AIM OF THE EXERCISE. Copy exactly, and only, the lines between the line holding "Convert this chart to Plotly code." and the line holding "import plotly.graph_objects as go", inclusive; skip the pictures.
---------- THE INPUT ----------
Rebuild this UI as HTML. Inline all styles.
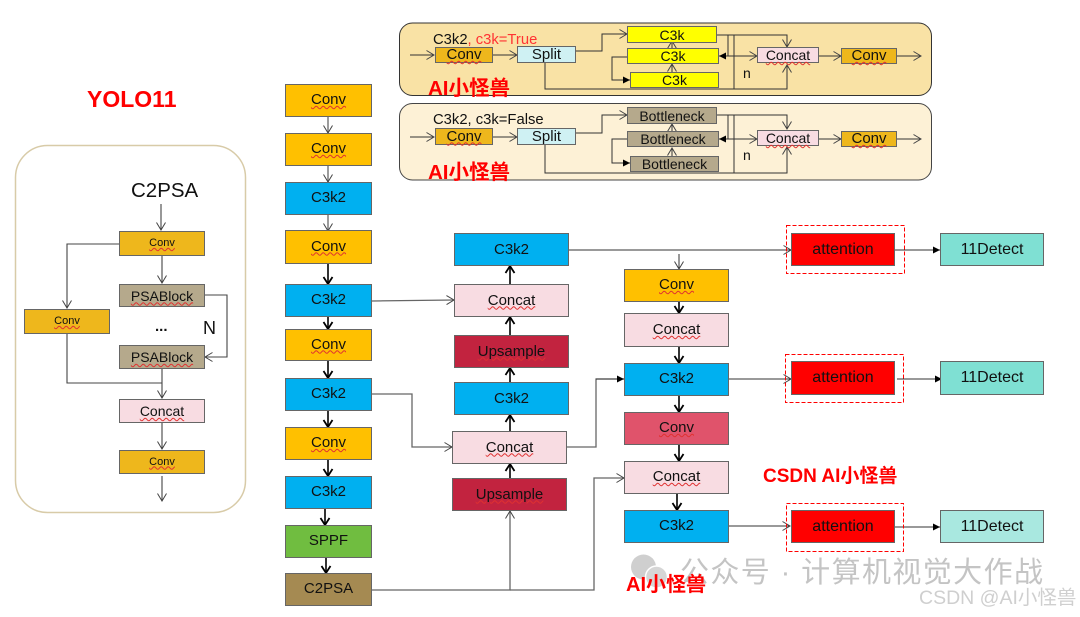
----------
---------- THE INPUT ----------
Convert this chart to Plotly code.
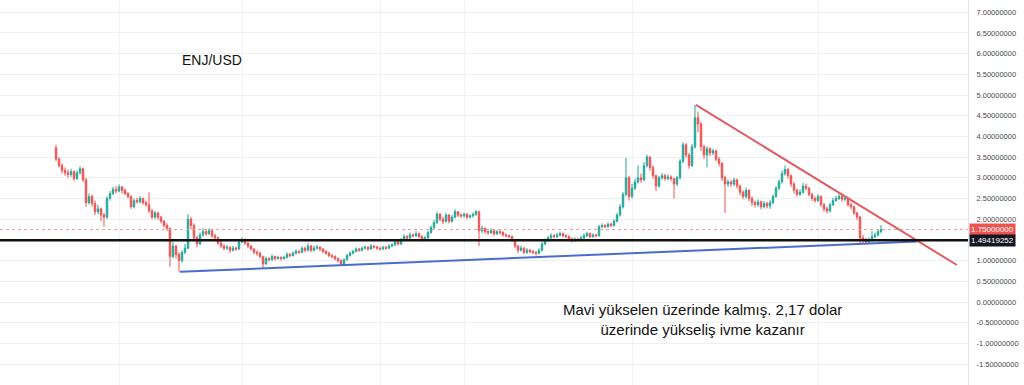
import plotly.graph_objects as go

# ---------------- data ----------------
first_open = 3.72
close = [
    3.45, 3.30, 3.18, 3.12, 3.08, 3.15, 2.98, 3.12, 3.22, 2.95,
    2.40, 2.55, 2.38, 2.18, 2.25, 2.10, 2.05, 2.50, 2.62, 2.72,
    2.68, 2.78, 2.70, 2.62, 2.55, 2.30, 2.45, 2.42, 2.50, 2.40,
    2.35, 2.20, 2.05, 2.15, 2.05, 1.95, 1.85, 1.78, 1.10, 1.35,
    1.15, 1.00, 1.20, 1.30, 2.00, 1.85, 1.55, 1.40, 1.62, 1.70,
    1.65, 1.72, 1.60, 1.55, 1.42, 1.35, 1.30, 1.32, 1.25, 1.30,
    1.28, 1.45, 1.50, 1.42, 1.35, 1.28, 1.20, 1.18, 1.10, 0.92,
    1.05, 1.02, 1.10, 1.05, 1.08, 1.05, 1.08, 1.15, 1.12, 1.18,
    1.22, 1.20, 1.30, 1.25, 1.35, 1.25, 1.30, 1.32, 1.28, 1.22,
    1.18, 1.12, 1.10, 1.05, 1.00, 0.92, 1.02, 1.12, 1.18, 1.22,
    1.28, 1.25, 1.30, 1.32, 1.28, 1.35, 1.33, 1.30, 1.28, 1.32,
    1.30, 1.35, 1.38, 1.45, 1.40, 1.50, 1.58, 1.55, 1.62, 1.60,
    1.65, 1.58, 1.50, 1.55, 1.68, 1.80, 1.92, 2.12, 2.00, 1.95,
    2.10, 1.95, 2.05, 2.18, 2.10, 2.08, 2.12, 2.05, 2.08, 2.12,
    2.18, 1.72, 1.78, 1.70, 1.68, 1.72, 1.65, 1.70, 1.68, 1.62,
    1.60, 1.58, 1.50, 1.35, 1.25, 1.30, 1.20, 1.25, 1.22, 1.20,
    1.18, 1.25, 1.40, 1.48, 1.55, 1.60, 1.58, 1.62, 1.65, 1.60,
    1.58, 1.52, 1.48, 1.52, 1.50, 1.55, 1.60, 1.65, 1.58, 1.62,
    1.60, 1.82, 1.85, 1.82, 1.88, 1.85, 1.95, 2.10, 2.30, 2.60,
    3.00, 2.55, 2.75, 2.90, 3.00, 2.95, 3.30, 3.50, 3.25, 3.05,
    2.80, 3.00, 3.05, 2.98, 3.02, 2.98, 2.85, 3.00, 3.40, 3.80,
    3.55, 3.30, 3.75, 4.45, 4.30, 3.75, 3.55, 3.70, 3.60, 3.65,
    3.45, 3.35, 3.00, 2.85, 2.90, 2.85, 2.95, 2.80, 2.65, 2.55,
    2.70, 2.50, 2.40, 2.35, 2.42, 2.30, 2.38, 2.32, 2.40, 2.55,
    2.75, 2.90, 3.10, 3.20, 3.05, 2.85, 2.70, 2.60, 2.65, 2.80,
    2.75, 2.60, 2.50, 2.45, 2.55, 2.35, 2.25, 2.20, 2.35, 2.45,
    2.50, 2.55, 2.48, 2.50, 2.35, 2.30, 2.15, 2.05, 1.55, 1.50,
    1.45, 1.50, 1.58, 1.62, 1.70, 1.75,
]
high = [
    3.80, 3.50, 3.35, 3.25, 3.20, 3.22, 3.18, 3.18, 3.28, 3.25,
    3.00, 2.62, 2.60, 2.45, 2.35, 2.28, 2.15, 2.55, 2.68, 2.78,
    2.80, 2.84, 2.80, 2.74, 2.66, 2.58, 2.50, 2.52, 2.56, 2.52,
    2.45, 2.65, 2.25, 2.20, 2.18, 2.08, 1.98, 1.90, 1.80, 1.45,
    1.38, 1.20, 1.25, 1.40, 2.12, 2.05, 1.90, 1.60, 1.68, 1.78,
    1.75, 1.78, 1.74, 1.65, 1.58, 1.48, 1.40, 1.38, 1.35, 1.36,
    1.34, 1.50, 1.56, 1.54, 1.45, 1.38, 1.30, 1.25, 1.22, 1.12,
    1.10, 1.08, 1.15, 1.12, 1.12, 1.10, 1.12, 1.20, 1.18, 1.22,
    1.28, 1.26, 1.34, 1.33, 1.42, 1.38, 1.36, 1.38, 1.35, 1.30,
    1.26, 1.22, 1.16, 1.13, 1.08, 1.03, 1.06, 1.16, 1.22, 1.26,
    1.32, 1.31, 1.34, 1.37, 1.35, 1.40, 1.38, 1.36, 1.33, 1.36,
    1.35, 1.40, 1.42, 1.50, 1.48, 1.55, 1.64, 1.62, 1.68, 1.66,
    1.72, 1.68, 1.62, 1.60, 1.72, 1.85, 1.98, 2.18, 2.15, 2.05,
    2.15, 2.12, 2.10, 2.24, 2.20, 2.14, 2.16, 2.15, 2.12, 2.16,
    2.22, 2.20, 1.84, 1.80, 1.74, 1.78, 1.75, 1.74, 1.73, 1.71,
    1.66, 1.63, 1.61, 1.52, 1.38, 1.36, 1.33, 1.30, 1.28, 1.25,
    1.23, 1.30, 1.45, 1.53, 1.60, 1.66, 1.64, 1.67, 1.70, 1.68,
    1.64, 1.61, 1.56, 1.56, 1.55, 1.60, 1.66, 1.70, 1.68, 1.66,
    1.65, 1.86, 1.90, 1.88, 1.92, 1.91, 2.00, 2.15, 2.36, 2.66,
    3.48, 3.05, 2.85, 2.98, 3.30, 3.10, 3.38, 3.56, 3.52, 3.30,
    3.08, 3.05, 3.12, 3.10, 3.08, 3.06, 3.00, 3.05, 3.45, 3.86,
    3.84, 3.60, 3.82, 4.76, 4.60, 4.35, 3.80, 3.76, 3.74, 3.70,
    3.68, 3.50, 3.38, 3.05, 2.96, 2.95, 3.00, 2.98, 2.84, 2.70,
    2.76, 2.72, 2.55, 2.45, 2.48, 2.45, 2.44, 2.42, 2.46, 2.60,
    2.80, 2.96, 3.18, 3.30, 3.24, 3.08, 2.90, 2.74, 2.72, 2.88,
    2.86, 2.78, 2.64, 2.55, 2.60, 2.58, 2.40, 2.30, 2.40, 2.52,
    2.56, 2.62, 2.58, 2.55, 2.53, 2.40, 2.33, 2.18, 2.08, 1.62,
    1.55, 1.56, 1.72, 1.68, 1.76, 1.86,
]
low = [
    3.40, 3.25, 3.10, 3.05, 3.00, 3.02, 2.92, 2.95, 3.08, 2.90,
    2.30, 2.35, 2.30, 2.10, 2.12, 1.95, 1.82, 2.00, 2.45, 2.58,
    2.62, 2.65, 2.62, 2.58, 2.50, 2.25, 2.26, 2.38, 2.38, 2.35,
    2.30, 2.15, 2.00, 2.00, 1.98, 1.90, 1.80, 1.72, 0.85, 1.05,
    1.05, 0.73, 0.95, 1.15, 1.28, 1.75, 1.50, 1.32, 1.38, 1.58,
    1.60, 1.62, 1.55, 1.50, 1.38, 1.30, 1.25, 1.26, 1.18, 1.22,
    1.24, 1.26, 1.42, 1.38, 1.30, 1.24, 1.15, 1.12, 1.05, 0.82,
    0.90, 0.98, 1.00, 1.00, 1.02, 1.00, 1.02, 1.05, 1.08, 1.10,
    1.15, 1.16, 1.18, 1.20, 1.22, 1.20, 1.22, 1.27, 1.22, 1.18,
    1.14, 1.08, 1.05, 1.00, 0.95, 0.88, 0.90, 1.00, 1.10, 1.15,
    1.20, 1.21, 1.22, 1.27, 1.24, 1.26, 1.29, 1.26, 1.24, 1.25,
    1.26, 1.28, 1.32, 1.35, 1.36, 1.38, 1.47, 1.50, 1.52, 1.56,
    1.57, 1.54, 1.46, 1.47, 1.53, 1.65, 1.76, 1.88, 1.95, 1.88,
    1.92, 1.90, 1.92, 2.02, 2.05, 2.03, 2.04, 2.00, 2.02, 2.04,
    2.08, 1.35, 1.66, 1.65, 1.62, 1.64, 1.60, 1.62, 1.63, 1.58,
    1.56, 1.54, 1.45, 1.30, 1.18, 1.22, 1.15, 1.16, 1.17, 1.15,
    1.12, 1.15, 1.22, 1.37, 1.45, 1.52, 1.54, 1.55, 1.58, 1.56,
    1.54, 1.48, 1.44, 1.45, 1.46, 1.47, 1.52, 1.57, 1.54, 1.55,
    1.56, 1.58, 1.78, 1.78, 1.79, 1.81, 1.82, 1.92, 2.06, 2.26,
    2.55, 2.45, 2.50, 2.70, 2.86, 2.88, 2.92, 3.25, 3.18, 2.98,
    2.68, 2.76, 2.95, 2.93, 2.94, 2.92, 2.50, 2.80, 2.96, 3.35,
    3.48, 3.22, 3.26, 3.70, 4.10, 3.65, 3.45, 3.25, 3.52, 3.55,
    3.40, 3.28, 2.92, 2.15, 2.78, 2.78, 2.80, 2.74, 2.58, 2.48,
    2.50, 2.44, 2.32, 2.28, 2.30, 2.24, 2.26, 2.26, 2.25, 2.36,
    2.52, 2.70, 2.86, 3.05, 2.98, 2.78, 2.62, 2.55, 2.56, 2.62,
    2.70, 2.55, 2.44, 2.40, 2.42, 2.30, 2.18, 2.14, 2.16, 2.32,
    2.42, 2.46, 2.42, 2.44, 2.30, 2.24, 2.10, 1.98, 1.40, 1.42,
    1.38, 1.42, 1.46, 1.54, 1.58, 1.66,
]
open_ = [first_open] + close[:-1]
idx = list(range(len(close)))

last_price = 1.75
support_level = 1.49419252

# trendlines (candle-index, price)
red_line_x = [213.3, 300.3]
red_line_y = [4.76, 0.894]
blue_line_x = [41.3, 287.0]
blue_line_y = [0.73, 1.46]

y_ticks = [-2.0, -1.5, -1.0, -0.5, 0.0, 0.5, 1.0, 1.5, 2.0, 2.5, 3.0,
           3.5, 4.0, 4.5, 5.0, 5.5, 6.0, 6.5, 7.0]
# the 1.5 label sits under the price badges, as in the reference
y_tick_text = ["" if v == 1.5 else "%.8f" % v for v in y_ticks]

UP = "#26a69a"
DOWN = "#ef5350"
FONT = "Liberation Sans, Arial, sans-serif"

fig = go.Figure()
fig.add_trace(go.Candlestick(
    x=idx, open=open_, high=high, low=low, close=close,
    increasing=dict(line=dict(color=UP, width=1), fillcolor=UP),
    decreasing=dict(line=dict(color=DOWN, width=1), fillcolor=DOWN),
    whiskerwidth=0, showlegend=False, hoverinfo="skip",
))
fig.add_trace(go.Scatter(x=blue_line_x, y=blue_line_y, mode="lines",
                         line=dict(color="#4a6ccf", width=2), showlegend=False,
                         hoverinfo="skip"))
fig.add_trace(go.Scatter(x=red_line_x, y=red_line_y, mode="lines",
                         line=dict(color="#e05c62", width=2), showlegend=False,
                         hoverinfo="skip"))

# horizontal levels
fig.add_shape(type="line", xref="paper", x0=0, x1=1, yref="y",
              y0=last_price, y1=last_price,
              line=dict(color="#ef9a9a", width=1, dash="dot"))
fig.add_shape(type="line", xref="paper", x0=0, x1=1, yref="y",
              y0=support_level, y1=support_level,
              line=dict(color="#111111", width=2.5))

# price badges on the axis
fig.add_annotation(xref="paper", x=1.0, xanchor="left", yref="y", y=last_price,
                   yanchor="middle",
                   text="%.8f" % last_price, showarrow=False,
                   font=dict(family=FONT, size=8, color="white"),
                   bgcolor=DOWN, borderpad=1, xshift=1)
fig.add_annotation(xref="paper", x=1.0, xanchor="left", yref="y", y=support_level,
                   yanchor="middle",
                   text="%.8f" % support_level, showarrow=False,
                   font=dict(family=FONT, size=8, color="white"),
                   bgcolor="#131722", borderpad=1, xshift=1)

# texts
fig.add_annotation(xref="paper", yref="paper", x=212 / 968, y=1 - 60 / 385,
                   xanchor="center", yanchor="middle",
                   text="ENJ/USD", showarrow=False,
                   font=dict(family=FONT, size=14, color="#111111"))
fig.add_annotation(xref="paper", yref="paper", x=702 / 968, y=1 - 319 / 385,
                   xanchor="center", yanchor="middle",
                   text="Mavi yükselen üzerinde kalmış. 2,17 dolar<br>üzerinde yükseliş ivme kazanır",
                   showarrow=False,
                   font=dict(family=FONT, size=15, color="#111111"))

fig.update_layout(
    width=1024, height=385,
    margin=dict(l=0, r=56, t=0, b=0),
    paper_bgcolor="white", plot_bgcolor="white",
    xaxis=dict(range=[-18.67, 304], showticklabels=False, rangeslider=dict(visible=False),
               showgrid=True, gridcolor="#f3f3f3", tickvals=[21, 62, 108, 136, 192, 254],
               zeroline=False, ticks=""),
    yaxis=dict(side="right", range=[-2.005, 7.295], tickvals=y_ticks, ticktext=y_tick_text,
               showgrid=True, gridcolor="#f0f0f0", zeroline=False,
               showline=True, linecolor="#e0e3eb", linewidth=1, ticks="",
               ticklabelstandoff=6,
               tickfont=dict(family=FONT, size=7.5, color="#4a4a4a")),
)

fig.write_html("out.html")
----------
COMPLETE OUTPUT.
Convert this chart to Plotly code.
import plotly.graph_objects as go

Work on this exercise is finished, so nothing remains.